Domingos… qué poco me gustan los domingos, joder, nunca los he soportado. Lo mismo le ocurre a Tengo, uno de los personajes de la novela que me está acompañando estos días de julio. Él cuenta cómo le angustia este día de la semana en el que todo cristo está, supuestamente, disfrutando de un largo respiro a la larguísima semana que dejaron atrás. Ese día tan especial y sagrado para la mayoría de humanos. La sagrada jornada en que, invariablemente, hay que descansar, relajarse, ir a la playa, y hacer todo aquello que durante el resto de días semanales no se hace.
Cómo me asquean estas imposiciones. A Tengo le desagradan por otros motivos que vienen desde su más tierna niñez, pero creo que no es mi caso.

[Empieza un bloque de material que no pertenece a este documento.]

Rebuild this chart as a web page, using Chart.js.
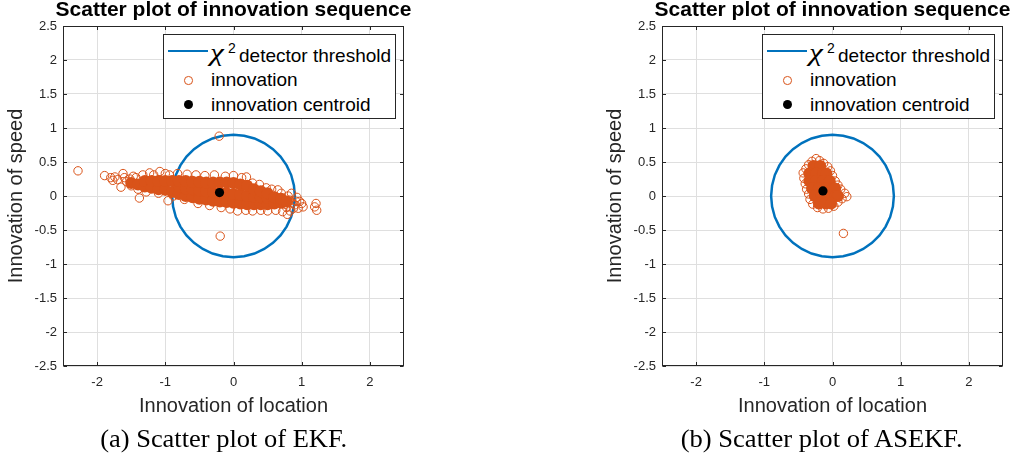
<!DOCTYPE html>
<html><head><meta charset="utf-8">
<script src="https://cdn.jsdelivr.net/npm/chart.js@4.4.1/dist/chart.umd.min.js"></script>
<style>
html,body{margin:0;padding:0;background:#fff;width:1019px;height:467px;overflow:hidden;position:relative;}
.panel{position:absolute;top:0;width:420px;height:467px;}
.panel canvas{position:absolute;left:0;top:0;}
.abs{position:absolute;white-space:nowrap;}
.title{left:0;width:467px;text-align:center;top:-2.3px;font:bold 21px/21px "Liberation Sans",Arial,sans-serif;color:#000;}
.legend{left:163px;top:34px;width:233px;height:85px;box-sizing:border-box;border:1px solid #262626;background:#fff;}
.ltxt{font:19px/19px "Liberation Sans",Arial,sans-serif;color:#000;}
.chi{font:italic 25px/25px "Liberation Serif","Times New Roman",serif;color:#000;transform-origin:left center;transform:scaleX(1.25);}
.sup{font:14px/14px "Liberation Sans",Arial,sans-serif;color:#000;}
.caption{font:25px/25px "Liberation Serif","Times New Roman",serif;color:#000;transform-origin:center center;}
</style>
</head><body>
<script>
// ---- data ----
const xTickValues = [-2, -1, 0, 1, 2];
const yTickValues = [-2.5, -2, -1.5, -1, -0.5, 0, 0.5, 1, 1.5, 2, 2.5];
const titleText = 'Scatter plot of innovation sequence';
const xLabel = 'Innovation of location';
const yLabel = 'Innovation of speed';
const legendLabels = ['detector threshold', 'innovation', 'innovation centroid'];
const captions = ['(a) Scatter plot of EKF.', '(b) Scatter plot of ASEKF.'];

// chi-square detector threshold (circle, radius ~0.9)
const thresholdX = [0.9,0.886,0.846,0.779,0.689,0.579,0.45,0.308,0.156,0,-0.156,-0.308,-0.45,-0.579,-0.689,-0.779,-0.846,-0.886,-0.9,-0.886,-0.846,-0.779,-0.689,-0.579,-0.45,-0.308,-0.156,0,0.156,0.308,0.45,0.579,0.689,0.779,0.846,0.886,0.9];
const thresholdY = [0,0.156,0.308,0.45,0.579,0.689,0.779,0.846,0.886,0.9,0.886,0.846,0.779,0.689,0.579,0.45,0.308,0.156,0,-0.156,-0.308,-0.45,-0.579,-0.689,-0.779,-0.846,-0.886,-0.9,-0.886,-0.846,-0.779,-0.689,-0.579,-0.45,-0.308,-0.156,0];

// EKF innovation (individual points around the cloud edge and outliers)
const ekfInnovX = [-2.28,-1.89,-1.80,-1.77,-1.74,-1.70,-1.65,-1.62,-1.60,-1.57,-1.52,-1.50,-1.47,-1.43,-1.40,-1.38,-1.33,-1.28,-1.23,-1.17,-1.10,-1.08,-1.00,-0.96,-0.94,-0.88,-0.82,-0.72,-0.68,-0.55,-0.52,-0.42,-0.35,-0.28,-0.18,-0.12,-0.05,0.00,0.06,0.12,0.19,0.18,0.28,0.28,0.38,0.40,0.50,0.48,0.56,0.62,0.65,0.72,0.70,0.76,0.79,0.80,0.85,0.86,0.88,0.92,0.97,1.02,1.00,1.19,1.21,1.22,-0.21,-0.195,0.74,0.78,0.82,0.83,0.90,0.93,0.95];
const ekfInnovY = [0.37,0.30,0.27,0.23,0.28,0.24,0.13,0.33,0.27,0.21,0.25,0.15,0.29,0.27,0.10,-0.03,0.31,0.06,0.34,0.31,0.04,0.36,0.33,-0.07,0.31,0.00,0.33,-0.05,0.32,0.31,-0.11,0.30,-0.14,0.31,-0.17,0.29,-0.19,0.30,-0.22,0.27,0.28,-0.21,-0.22,0.19,0.17,-0.21,-0.22,0.12,0.10,-0.21,0.09,-0.23,0.04,-0.12,-0.27,0.00,0.04,-0.10,-0.18,-0.08,-0.08,-0.16,-0.11,-0.16,-0.11,-0.21,0.88,-0.59,-0.06,-0.17,-0.06,-0.22,-0.13,-0.02,-0.18];
// EKF dense core of the cloud
const ekfCoreX = [-1.5,-1.4,-1.3,-1.3,-1.2,-1.2,-1.1,-1.1,-1.0,-1.0,-0.9,-0.9,-0.8,-0.8,-0.8,-0.7,-0.7,-0.7,-0.6,-0.6,-0.6,-0.5,-0.5,-0.5,-0.4,-0.4,-0.4,-0.3,-0.3,-0.3,-0.2,-0.2,-0.2,-0.1,-0.1,-0.1,0,0,0,0.1,0.1,0.1,0.2,0.2,0.2,0.3,0.3,0.3,0.4,0.4,0.4,0.5,0.5,0.5,0.6,0.6,0.7,0.7,0.78];
const ekfCoreY = [0.19,0.17,0.14,0.22,0.12,0.22,0.10,0.22,0.09,0.22,0.06,0.22,0.03,0.14,0.22,0.00,0.11,0.22,-0.02,0.10,0.21,-0.04,0.08,0.21,-0.05,0.07,0.20,-0.07,0.06,0.20,-0.08,0.05,0.20,-0.09,0.04,0.20,-0.10,0.03,0.19,-0.11,0.02,0.17,-0.12,0.00,0.15,-0.12,-0.01,0.10,-0.12,-0.02,0.07,-0.12,-0.03,0.04,-0.11,-0.02,-0.10,-0.04,-0.08];
const ekfCentroidX = [-0.205];
const ekfCentroidY = [0.05];

// ASEKF innovation
const asekfInnovX = [-0.24,-0.30,-0.19,-0.35,-0.39,-0.43,-0.42,-0.40,-0.38,-0.35,-0.33,-0.29,-0.22,-0.14,-0.06,0.02,0.08,0.14,0.21,0.18,0.12,0.08,0.04,0.00,-0.03,-0.07,-0.13,0.16];
const asekfInnovY = [0.55,0.51,0.52,0.46,0.40,0.34,0.26,0.18,0.10,0.03,-0.05,-0.12,-0.17,-0.19,-0.18,-0.15,-0.09,-0.04,-0.01,0.04,0.10,0.16,0.22,0.30,0.37,0.43,0.48,-0.55];
const asekfCoreX = [-0.28,-0.18,-0.34,-0.24,-0.14,-0.09,-0.34,-0.24,-0.14,-0.04,-0.30,-0.20,-0.10,0.00,0.04,-0.26,-0.16,-0.06,0.04,0.08,-0.20,-0.10,-0.02];
const asekfCoreY = [0.44,0.44,0.33,0.33,0.33,0.33,0.22,0.22,0.22,0.22,0.11,0.11,0.11,0.11,0.11,0,0,0,0,0,-0.11,-0.11,-0.11];
const asekfCentroidX = [-0.14];
const asekfCentroidY = [0.074];

// ---- drawing ----
const BLUE = '#0072BD', ORANGE = '#D95319', AXIS = '#262626', GRID = '#dfdfdf';
const FONT = '"Liberation Sans", Arial, sans-serif';
const pts = (xs, ys) => xs.map((x, i) => ({x: x, y: ys[i]}));

const boxPlugin = {
  id: 'matlabBox',
  afterDraw(chart) {
    const {ctx, chartArea: a, scales} = chart;
    const sx = scales.x, sy = scales.y;
    ctx.save();
    ctx.strokeStyle = AXIS;
    ctx.lineWidth = 1;
    ctx.beginPath();
    const L = Math.round(a.left) + 0.5, R = Math.round(a.right) - 0.5;
    const T = Math.round(a.top) + 0.5, B = Math.round(a.bottom) - 0.5;
    xTickValues.forEach(v => {
      const p = Math.round(sx.getPixelForValue(v)) + 0.5;
      ctx.moveTo(p, B); ctx.lineTo(p, B - 3.5);
      ctx.moveTo(p, T); ctx.lineTo(p, T + 3.5);
    });
    yTickValues.forEach(v => {
      const p = Math.round(sy.getPixelForValue(v)) + 0.5;
      ctx.moveTo(L, p); ctx.lineTo(L + 3.5, p);
      ctx.moveTo(R, p); ctx.lineTo(R - 3.5, p);
    });
    ctx.stroke();
    ctx.strokeRect(L, T, R - L, B - T);
    ctx.restore();
  }
};

function el(parent, cls, text, left, top) {
  const e = document.createElement('div');
  e.className = 'abs ' + cls;
  if (text !== null) e.textContent = text;
  if (left !== null) e.style.left = left + 'px';
  if (top !== null) e.style.top = top + 'px';
  parent.appendChild(e);
  return e;
}

function makePanel(offsetX, d, caption, capWidth, capCenter) {
  const panel = document.createElement('div');
  panel.className = 'panel';
  panel.style.left = offsetX + 'px';
  document.body.appendChild(panel);
  const canvas = document.createElement('canvas');
  canvas.width = 420; canvas.height = 467;
  canvas.style.width = '420px'; canvas.style.height = '467px';
  panel.appendChild(canvas);

  new Chart(canvas, {
    type: 'scatter',
    data: {
      datasets: [
        {label: legendLabels[2], data: pts(d.cx, d.cy), pointRadius: 4.6, pointBackgroundColor: '#000', pointBorderColor: '#000', pointBorderWidth: 0},
        {label: legendLabels[1], data: pts(d.ix, d.iy), pointRadius: 4.2, pointBackgroundColor: 'rgba(0,0,0,0)', pointBorderColor: ORANGE, pointBorderWidth: 1},
        {label: 'core', data: pts(d.kx, d.ky), pointRadius: 6, pointBackgroundColor: ORANGE, pointBorderColor: ORANGE, pointBorderWidth: 0},
        {label: legendLabels[0], data: pts(thresholdX, thresholdY), showLine: true, pointRadius: 0, borderColor: BLUE, borderWidth: 2.5, fill: false, tension: 0}
      ]
    },
    options: {
      responsive: false,
      animation: false,
      events: [],
      devicePixelRatio: 1,
      layout: {padding: {top: 26, right: 16, left: 0, bottom: 0}},
      plugins: {legend: {display: false}, tooltip: {enabled: false}, title: {display: false}},
      scales: {
        x: {
          type: 'linear', min: -2.5, max: 2.5,
          afterBuildTicks: s => { s.ticks = xTickValues.map(v => ({value: v})); },
          afterFit: s => { s.height = 101; },
          ticks: {font: {family: FONT, size: 13}, color: AXIS, padding: 9, maxRotation: 0, autoSkip: false, callback: v => String(v)},
          grid: {color: GRID, drawTicks: false, lineWidth: 1},
          border: {display: false},
          title: {display: true, text: xLabel, font: {family: FONT, size: 20}, color: AXIS, padding: {top: 4, bottom: 49}}
        },
        y: {
          type: 'linear', min: -2.5, max: 2.5,
          afterBuildTicks: s => { s.ticks = yTickValues.map(v => ({value: v})); },
          afterFit: s => { s.width = 63; },
          ticks: {font: {family: FONT, size: 13}, color: AXIS, padding: 6, autoSkip: false, callback: v => String(v)},
          grid: {color: GRID, drawTicks: false, lineWidth: 1},
          border: {display: false},
          title: {display: true, text: yLabel, font: {family: FONT, size: 20}, color: AXIS, padding: {top: 4, bottom: 4}}
        }
      }
    },
    plugins: [boxPlugin]
  });

  el(panel, 'title', titleText, null, null);
  el(panel, 'legend', null, null, null);
  const line = el(panel, '', null, 168, 50);
  line.style.width = '40px'; line.style.height = '2.4px'; line.style.background = BLUE;
  el(panel, 'chi', 'χ', 210, 39.5);
  el(panel, 'sup', '2', 228, 41.2);
  el(panel, 'ltxt', legendLabels[0], 239, 45.6);
  const m2 = el(panel, '', null, 184, 76);
  m2.style.cssText += 'width:8.5px;height:8.5px;box-sizing:border-box;border:1px solid ' + ORANGE + ';border-radius:50%;';
  el(panel, 'ltxt', legendLabels[1], 211, 69.9);
  const m3 = el(panel, '', null, 183.5, 99.5);
  m3.style.cssText += 'width:9px;height:9px;background:#000;border-radius:50%;';
  el(panel, 'ltxt', legendLabels[2], 211, 94.6);

  const cap = el(panel, 'caption', caption, 0, 425.8);
  const w = cap.getBoundingClientRect().width;
  cap.style.left = (capCenter - w / 2) + 'px';
  cap.style.transform = 'scaleX(' + (capWidth / w) + ')';
}

makePanel(0, {ix: ekfInnovX, iy: ekfInnovY, kx: ekfCoreX, ky: ekfCoreY, cx: ekfCentroidX, cy: ekfCentroidY}, captions[0], 247, 223.5);
makePanel(599, {ix: asekfInnovX, iy: asekfInnovY, kx: asekfCoreX, ky: asekfCoreY, cx: asekfCentroidX, cy: asekfCentroidY}, captions[1], 282, 223);
</script>
</body></html>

Cuando era niña achacaba esta fobia a la vuelta al cole del día siguiente; al crecer un poco más, al instituto; en la época de trabajar de noche, los fines de semana, lo atribuía a los domingueros que paseaban, de buena mañana, con rostros resplandecientes y el periódico bajo el brazo mientras yo buscaba antros prohibidos con algo de oscuridad dónde refugiarme unas horas más, apurando el sábado, con el único calor de una copa y algún que otro estimulante más. Recuerdo la rabia que me producía cada vez que me cruzaba con uno de ellos, todos tan lustrosos, y yo con aquellas tremendas ojeras dignas de personaje de novela de terror y apestando a bareto nocturno.